— start of Information shown —

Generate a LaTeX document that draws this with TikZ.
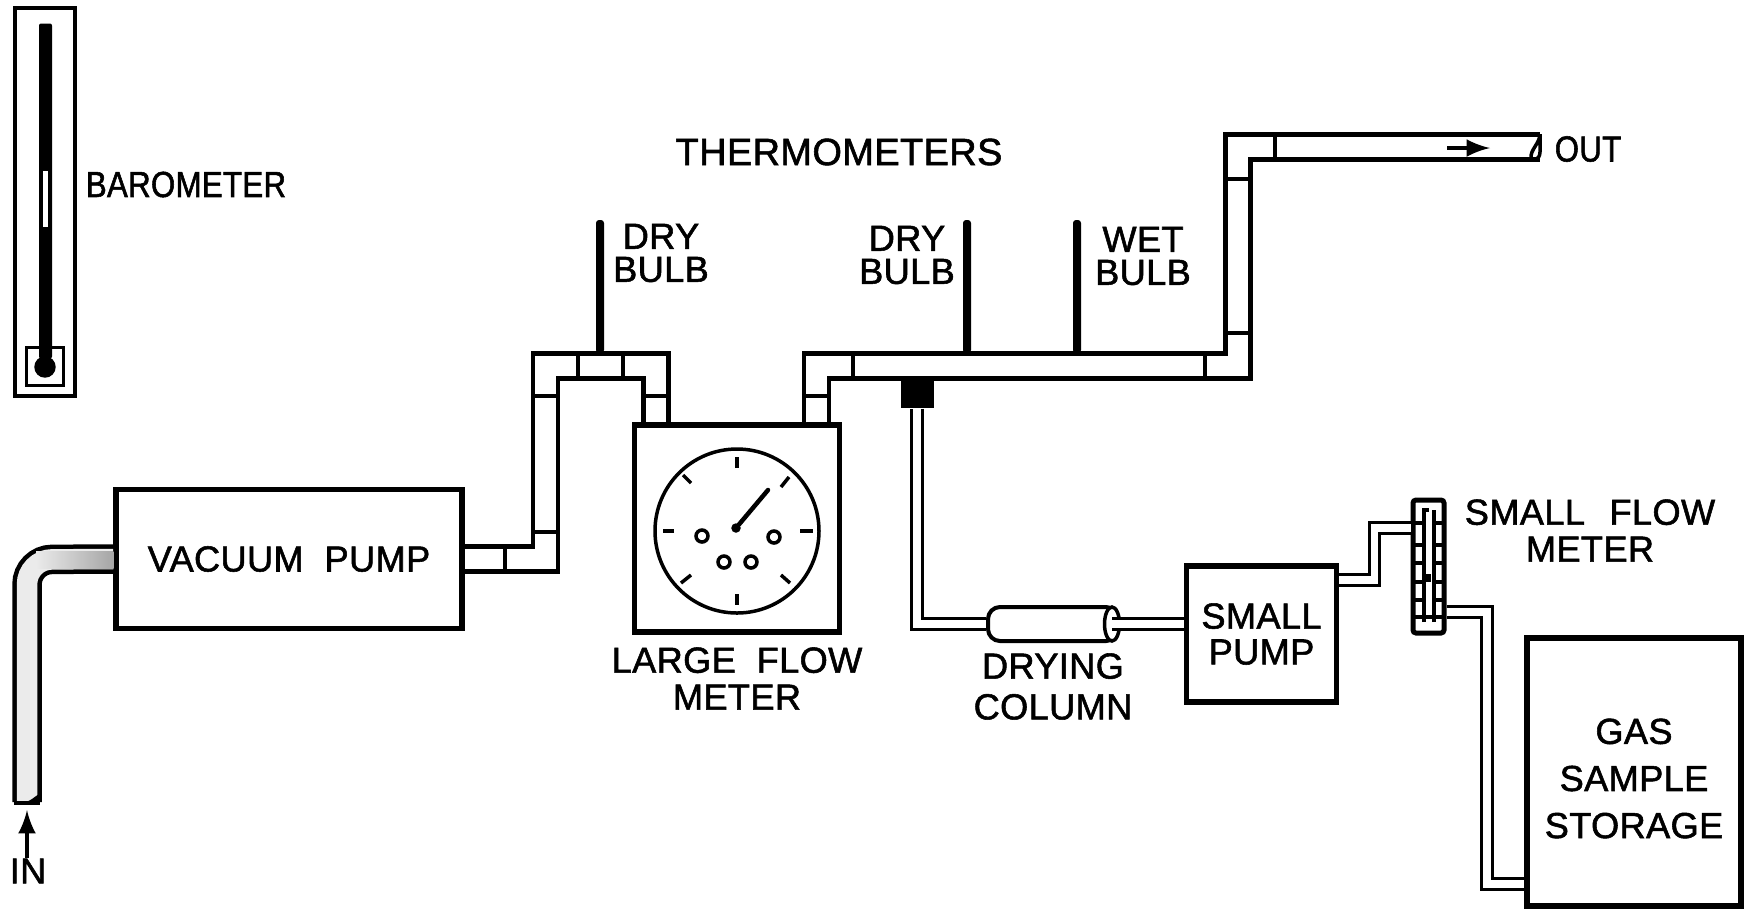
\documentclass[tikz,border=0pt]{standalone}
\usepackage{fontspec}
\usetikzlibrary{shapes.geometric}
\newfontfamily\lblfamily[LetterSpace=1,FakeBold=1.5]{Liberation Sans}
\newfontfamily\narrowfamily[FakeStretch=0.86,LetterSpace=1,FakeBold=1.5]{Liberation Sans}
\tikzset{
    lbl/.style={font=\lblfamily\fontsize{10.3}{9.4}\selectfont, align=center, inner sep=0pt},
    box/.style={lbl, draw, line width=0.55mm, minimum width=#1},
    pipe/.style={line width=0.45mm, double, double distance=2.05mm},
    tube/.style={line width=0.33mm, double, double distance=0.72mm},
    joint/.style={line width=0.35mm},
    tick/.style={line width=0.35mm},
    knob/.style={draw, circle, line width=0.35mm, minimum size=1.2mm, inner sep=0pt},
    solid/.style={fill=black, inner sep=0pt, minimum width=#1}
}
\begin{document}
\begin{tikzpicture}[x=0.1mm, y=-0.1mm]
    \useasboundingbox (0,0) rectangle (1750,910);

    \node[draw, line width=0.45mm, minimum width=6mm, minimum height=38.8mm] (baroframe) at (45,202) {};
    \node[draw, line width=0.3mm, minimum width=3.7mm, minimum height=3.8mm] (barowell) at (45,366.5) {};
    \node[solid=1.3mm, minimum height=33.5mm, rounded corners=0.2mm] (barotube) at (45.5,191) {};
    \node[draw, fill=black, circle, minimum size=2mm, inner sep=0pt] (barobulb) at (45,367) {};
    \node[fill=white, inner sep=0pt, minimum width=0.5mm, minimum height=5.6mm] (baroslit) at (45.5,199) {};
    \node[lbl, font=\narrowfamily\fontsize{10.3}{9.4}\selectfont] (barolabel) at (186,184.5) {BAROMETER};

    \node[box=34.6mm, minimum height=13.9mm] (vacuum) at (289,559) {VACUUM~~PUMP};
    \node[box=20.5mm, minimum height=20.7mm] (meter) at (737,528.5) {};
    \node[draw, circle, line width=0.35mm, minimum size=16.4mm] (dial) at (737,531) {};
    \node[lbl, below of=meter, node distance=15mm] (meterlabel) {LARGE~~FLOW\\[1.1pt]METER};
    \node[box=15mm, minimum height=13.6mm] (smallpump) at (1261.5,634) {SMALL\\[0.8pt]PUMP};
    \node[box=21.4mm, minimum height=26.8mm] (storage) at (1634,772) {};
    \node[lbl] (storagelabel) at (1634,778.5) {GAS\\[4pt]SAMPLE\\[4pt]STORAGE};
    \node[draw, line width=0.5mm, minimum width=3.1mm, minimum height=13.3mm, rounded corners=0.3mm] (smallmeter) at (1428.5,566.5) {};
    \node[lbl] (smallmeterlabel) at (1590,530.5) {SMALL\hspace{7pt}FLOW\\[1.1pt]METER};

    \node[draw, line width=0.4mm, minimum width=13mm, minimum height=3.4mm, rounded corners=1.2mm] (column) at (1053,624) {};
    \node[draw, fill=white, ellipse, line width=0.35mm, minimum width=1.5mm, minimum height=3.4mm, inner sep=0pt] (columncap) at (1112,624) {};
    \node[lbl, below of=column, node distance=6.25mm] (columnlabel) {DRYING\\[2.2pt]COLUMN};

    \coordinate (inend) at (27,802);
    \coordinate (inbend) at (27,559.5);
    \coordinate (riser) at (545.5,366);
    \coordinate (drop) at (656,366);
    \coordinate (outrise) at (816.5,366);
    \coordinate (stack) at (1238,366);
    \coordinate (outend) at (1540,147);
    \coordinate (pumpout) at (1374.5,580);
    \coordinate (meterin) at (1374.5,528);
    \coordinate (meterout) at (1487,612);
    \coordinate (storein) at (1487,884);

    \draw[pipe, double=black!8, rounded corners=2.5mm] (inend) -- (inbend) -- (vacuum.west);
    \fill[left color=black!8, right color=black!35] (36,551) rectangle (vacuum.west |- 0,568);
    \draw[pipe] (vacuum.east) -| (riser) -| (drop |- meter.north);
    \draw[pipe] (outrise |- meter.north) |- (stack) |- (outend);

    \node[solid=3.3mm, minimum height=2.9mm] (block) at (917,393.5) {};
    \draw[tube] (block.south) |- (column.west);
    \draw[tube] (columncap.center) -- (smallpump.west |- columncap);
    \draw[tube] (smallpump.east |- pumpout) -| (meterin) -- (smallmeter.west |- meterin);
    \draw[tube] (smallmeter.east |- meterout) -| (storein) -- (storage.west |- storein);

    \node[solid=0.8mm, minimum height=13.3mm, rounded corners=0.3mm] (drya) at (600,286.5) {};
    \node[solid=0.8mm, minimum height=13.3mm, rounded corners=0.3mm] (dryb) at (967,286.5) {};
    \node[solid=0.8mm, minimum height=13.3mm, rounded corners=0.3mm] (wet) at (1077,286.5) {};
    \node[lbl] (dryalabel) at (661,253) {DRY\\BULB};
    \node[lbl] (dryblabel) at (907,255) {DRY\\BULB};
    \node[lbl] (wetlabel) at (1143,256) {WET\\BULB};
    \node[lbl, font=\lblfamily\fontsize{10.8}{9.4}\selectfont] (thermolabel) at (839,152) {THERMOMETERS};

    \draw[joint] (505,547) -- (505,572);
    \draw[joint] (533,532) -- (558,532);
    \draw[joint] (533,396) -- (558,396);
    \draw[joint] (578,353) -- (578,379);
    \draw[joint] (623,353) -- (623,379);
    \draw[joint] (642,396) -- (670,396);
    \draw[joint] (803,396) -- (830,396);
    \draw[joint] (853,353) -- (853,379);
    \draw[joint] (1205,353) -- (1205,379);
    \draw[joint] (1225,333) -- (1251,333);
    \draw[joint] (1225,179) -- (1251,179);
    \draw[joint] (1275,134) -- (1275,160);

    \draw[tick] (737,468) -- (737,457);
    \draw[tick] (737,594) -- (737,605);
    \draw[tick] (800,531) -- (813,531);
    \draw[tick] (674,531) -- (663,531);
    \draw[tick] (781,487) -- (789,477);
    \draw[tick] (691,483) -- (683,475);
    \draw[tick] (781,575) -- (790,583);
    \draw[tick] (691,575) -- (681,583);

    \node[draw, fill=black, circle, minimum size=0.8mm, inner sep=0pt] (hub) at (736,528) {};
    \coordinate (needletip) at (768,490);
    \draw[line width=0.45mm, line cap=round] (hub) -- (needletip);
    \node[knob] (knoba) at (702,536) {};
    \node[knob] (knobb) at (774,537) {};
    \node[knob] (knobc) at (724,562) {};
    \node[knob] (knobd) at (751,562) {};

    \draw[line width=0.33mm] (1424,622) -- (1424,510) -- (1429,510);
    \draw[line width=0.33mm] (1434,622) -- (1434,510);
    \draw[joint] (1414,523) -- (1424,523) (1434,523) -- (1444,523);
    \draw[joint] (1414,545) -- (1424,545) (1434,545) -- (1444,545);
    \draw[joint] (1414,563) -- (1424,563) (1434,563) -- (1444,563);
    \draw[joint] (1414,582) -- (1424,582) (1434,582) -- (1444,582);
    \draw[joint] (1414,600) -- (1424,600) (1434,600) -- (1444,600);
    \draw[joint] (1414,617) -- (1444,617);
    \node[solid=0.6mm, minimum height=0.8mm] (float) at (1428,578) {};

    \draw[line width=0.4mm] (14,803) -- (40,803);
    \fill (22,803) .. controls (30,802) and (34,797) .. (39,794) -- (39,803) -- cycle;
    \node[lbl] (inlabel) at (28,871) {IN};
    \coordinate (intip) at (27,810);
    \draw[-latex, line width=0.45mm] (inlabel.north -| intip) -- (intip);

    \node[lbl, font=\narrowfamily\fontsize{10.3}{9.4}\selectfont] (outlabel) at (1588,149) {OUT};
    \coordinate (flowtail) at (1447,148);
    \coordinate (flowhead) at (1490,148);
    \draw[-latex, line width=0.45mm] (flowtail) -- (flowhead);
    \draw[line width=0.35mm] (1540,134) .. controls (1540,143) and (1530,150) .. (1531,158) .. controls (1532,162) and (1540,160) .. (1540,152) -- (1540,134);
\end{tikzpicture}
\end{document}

— end of Information shown —

Given task: Reproduce only the lines from the beginning of the data through the line that contains "(0,0) rectangle (1750,910);", both included, and please drop the pictures.

Solved problem:
Generate a LaTeX document that draws this with TikZ.
\documentclass[tikz,border=0pt]{standalone}
\usepackage{fontspec}
\usetikzlibrary{shapes.geometric}
\newfontfamily\lblfamily[LetterSpace=1,FakeBold=1.5]{Liberation Sans}
\newfontfamily\narrowfamily[FakeStretch=0.86,LetterSpace=1,FakeBold=1.5]{Liberation Sans}
\tikzset{
    lbl/.style={font=\lblfamily\fontsize{10.3}{9.4}\selectfont, align=center, inner sep=0pt},
    box/.style={lbl, draw, line width=0.55mm, minimum width=#1},
    pipe/.style={line width=0.45mm, double, double distance=2.05mm},
    tube/.style={line width=0.33mm, double, double distance=0.72mm},
    joint/.style={line width=0.35mm},
    tick/.style={line width=0.35mm},
    knob/.style={draw, circle, line width=0.35mm, minimum size=1.2mm, inner sep=0pt},
    solid/.style={fill=black, inner sep=0pt, minimum width=#1}
}
\begin{document}
\begin{tikzpicture}[x=0.1mm, y=-0.1mm]
    \useasboundingbox (0,0) rectangle (1750,910);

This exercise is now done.